Kami terbiasa terbuka dengan orang tua, bahkan dalam urusan ditolak cinta sekalipun. Mereka dengan meyakinkan memberikan suport kepada kami untuk tidak pernah berputus asa. Mereka sering menceritakan pengalaman masa kecil mereka yang kalau dibandingkan dengan kami saat itu jauh sangat memprihatinkan. Tetapi berkat semangat, kesungguhan, dan keyakinan kepada Allah SWT, maka semua cita-cita mereka tercapai. Salah satunya adalah mereka bercita-cita agar anak-anaknya dapat kuliah di perguruan tinggi. Walaupun pada saat itu kondisi ekonomi keluarga kami sedang dalam keadaan pailit, tetapi semangat orang tua yang senantiasa didengung-dengungkan, membawa motivasi bagi kami semua untuk mewujudkan cita-cita mereka.

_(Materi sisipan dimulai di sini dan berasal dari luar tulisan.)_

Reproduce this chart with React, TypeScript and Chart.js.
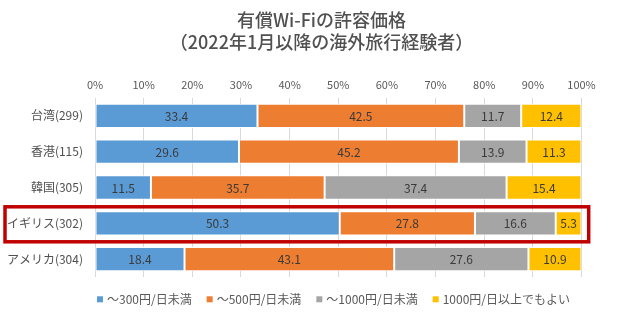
import React, { useEffect, useRef } from "react";
import { Chart, registerables } from "chart.js";

Chart.register(...registerables);

const titleLines = ["有償Wi-Fiの許容価格", "（2022年1月以降の海外旅行経験者）"];
const categories = ["台湾(299)", "香港(115)", "韓国(305)", "イギリス(302)", "アメリカ(304)"];
const seriesNames = ["～300円/日未満", "～500円/日未満", "～1000円/日未満", "1000円/日以上でもよい"];
const under300 = [33.4, 29.6, 11.5, 50.3, 18.4];
const under500 = [42.5, 45.2, 35.7, 27.8, 43.1];
const under1000 = [11.7, 13.9, 37.4, 16.6, 27.6];
const over1000 = [12.4, 11.3, 15.4, 5.3, 10.9];
const highlightCategory = "イギリス(302)";

const colors = ["#5B9BD5", "#ED7D31", "#A5A5A5", "#FFC000"];
const FONT = "'Noto Sans CJK JP', 'Noto Sans', sans-serif";

const dataLabelPlugin = {
  id: "dataLabels",
  afterDatasetsDraw(chart: any) {
    const ctx = chart.ctx;
    ctx.save();
    ctx.font = `12px ${FONT}`;
    ctx.fillStyle = "#3A3A3A";
    ctx.textAlign = "center";
    ctx.textBaseline = "middle";
    chart.data.datasets.forEach((ds: any, di: number) => {
      const meta = chart.getDatasetMeta(di);
      meta.data.forEach((el: any, i: number) => {
        const { x, y, base } = el.getProps(["x", "y", "base"], true);
        const v = ds.data[i];
        ctx.fillText(Number(v).toFixed(1), (x + base) / 2, y + 0.5);
      });
    });
    ctx.restore();
  },
};

const titlePlugin = {
  id: "customTitle",
  afterDraw(chart: any) {
    const ctx = chart.ctx;
    ctx.save();
    ctx.font = `500 18px ${FONT}`;
    ctx.fillStyle = "#505050";
    ctx.textAlign = "center";
    ctx.textBaseline = "middle";
    titleLines.forEach((t, i) => ctx.fillText(t, 321.5, 20.5 + i * 21.5));
    ctx.restore();
  },
};

const legendPlugin = {
  id: "customLegend",
  afterDraw(chart: any) {
    const ctx = chart.ctx;
    ctx.save();
    ctx.font = `12px ${FONT}`;
    ctx.textBaseline = "middle";
    ctx.textAlign = "left";
    const box = 6;
    const gapBoxText = 4;
    const gapItems = 15;
    const widths = chart.data.datasets.map((ds: any) => ctx.measureText(ds.label).width);
    const total =
      widths.reduce((a: number, w: number) => a + box + gapBoxText + w, 0) + gapItems * (widths.length - 1);
    let x = 333.5 - total / 2;
    const yc = chart.chartArea.bottom + 22.3;
    chart.data.datasets.forEach((ds: any, i: number) => {
      ctx.fillStyle = ds.backgroundColor;
      ctx.fillRect(x, yc - box / 2, box, box);
      ctx.fillStyle = "#595959";
      ctx.fillText(ds.label, x + box + gapBoxText, yc + 0.5);
      x += box + gapBoxText + widths[i] + gapItems;
    });
    ctx.restore();
  },
};

const highlightPlugin = {
  id: "highlightBox",
  afterDraw(chart: any) {
    const yScale = chart.scales.y;
    const idx = categories.indexOf(highlightCategory);
    if (idx < 0) return;
    const yc = yScale.getPixelForValue(idx);
    const ctx = chart.ctx;
    ctx.save();
    ctx.strokeStyle = "#C00000";
    ctx.lineWidth = 3.5;
    ctx.strokeRect(5, yc - 16.5, 583.7, 35);
    ctx.restore();
  },
};

export default function App() {
  const ref = useRef<HTMLCanvasElement | null>(null);
  useEffect(() => {
    if (!ref.current) return;
    const data = [under300, under500, under1000, over1000];
    const chart = new Chart(ref.current, {
      type: "bar",
      data: {
        labels: categories,
        datasets: data.map((d, i) => ({
          label: seriesNames[i],
          data: d,
          backgroundColor: colors[i],
          borderColor: "#FFFFFF",
          borderWidth: 1,
          borderSkipped: false,
          categoryPercentage: 1,
          barPercentage: 0.68,
        })),
      },
      options: {
        indexAxis: "y",
        responsive: false,
        animation: false,
        layout: { padding: { left: 0, right: 45.5, top: 52.2, bottom: 50 } },
        scales: {
          x: {
            position: "top",
            stacked: true,
            min: 0,
            max: 100,
            ticks: {
              stepSize: 10,
              callback: (v: any) => `${v}%`,
              font: { size: 11, family: FONT },
              color: "#595959",
              padding: 7,
              maxRotation: 0,
            },
            grid: { color: "#D9D9D9", lineWidth: 1, drawTicks: false },
            border: { display: false },
            afterFit: (s: any) => {
              s.height = 45.8;
            },
          },
          y: {
            stacked: true,
            ticks: {
              font: { size: 12, family: FONT },
              color: "#505050",
              padding: 12,
            },
            grid: { display: false, drawTicks: false },
            border: { display: false },
            afterFit: (s: any) => {
              s.width = 95;
            },
          },
        },
        plugins: {
          title: { display: false },
          legend: { display: false },
          tooltip: { enabled: false },
        },
      },
      plugins: [dataLabelPlugin, titlePlugin, legendPlugin, highlightPlugin],
    } as any);
    return () => chart.destroy();
  }, []);
  return (
    <div style={{ position: "fixed", left: 0, top: 0, width: 627, height: 327, background: "#fff" }}>
      <canvas ref={ref} width={627} height={327} style={{ display: "block" }} />
    </div>
  );
}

Kami yakin bahwa cita-cita mereka adalah demi kebahagiaan kami sendiri, bukan untuk mereka. Mereka pernah berkata, seandainya kami semua telah maju, maka pantang bagi mereka untuk meminta-minta. Dengan adanya komunikasi yang baik antara orang tua dan anak, maka kami sebagai anaknya mengetahui apa yang diinginkan orang tua dan apa manfaatnya. Mereka sering membandingkan antara orang yang berpendidikan dan tidak terlihat dari cara berfikirnya dan penghargaan orang lain kepada mereka pun akan berbeda. kami sebagai anak dapat memahami dengan baik alasan tersebut dan ternyata benar apa yang telah disampaikannya.

Sekarang saya telah berkeluarga dan memiliki 2 orang anak. Kami dikeluarga mencoba mengaplikasikan apa yang telah kami dapatkan, dan mengembangkan pengalaman tersebut dari membaca buku, dan bertukar pengalaman. Kami menemukan beberapa kunci kebahagiaan dalam berkeluarga, diantaranya: saling menghargai, adanya keterbukaan, berusaha saling membahagiakan. Teriring do'a yang kami panjatkan kepada Yang Maha Kuasa setiap selesai solat untuk kebahagiaan orang tua kami yang telah tiada, semoga mereka mendapat kebahagiaan yang hakiki disisi-Nya, dan menjadikan pahala yang terus mengalir bagi keduanya yang telah memberikan ilmu kehidupan yang sangat besar manfaatnya.